Report the number of lines where the string "matplotlib" occurs, and write nothing else.

Records provided:
- - - - -
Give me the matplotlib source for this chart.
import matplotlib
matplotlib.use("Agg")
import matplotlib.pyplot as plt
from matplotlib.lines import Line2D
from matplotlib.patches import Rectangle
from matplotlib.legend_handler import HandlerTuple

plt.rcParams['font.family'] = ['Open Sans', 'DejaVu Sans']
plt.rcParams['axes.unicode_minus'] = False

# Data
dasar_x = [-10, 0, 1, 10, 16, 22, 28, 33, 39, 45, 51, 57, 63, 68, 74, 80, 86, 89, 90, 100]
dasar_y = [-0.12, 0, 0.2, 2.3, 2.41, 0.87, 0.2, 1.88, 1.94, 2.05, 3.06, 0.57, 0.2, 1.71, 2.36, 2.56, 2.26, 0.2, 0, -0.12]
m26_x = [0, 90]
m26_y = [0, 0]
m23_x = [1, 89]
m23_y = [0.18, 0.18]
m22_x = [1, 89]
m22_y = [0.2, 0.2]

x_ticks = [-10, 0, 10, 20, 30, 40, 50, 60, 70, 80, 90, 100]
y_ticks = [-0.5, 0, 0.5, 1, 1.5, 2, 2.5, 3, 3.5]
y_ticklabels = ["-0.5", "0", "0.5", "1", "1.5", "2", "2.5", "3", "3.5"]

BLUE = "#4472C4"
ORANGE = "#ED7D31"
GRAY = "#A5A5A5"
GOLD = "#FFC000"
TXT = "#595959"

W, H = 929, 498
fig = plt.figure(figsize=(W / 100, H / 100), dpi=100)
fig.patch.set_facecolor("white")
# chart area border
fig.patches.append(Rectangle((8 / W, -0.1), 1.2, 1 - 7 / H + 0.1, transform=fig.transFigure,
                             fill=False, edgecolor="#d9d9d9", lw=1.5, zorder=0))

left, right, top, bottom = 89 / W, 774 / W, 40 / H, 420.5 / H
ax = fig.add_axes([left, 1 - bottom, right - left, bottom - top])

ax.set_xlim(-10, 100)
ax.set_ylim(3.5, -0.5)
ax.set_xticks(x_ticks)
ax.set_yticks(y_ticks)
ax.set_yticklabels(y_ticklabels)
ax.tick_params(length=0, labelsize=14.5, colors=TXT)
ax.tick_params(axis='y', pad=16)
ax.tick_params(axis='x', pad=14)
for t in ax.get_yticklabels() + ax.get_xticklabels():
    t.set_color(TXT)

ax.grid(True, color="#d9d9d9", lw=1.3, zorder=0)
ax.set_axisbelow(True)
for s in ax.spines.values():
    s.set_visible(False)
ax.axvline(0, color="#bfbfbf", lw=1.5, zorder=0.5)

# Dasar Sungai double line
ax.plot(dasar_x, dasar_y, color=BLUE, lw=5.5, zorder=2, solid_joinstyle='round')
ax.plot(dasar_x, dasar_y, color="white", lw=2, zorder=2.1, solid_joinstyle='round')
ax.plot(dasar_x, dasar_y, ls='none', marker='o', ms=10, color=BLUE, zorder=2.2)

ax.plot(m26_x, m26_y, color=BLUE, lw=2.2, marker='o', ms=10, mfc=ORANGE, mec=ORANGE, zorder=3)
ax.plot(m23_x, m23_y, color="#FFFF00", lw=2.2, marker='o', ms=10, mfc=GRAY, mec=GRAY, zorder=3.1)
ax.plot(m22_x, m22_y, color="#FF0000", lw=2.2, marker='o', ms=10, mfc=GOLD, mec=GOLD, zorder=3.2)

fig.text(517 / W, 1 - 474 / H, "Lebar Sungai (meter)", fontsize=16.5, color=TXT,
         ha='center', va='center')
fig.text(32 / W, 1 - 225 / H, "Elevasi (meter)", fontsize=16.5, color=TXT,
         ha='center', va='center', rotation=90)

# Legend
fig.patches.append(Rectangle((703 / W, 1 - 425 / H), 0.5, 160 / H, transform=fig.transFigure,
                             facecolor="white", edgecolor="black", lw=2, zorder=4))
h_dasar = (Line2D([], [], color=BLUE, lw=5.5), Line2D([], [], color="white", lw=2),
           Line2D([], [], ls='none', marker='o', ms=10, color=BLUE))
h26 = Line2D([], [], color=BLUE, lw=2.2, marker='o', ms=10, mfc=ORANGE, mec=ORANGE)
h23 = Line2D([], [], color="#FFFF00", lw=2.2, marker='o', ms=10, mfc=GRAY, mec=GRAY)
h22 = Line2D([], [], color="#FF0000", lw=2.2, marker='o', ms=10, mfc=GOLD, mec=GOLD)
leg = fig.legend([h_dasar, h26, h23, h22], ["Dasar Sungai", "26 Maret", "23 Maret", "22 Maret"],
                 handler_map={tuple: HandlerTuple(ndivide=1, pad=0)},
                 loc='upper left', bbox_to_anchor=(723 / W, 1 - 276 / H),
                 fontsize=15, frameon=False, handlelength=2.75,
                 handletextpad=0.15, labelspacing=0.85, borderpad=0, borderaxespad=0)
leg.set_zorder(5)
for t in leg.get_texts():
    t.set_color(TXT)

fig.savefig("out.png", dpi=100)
- - - - -
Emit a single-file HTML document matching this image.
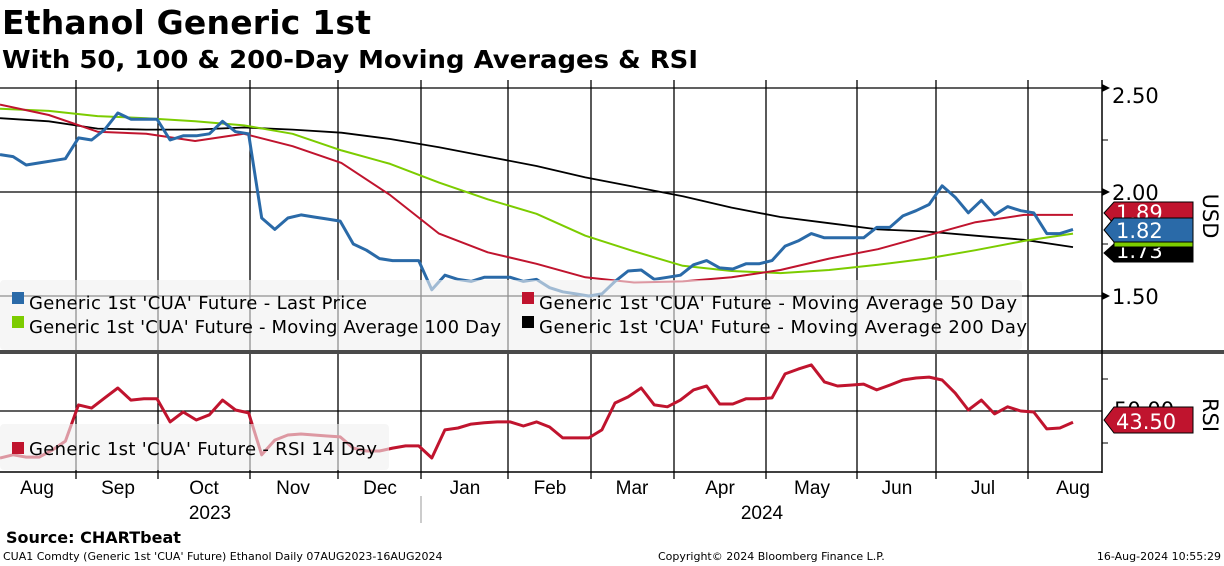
- - - - -
Answer below:
7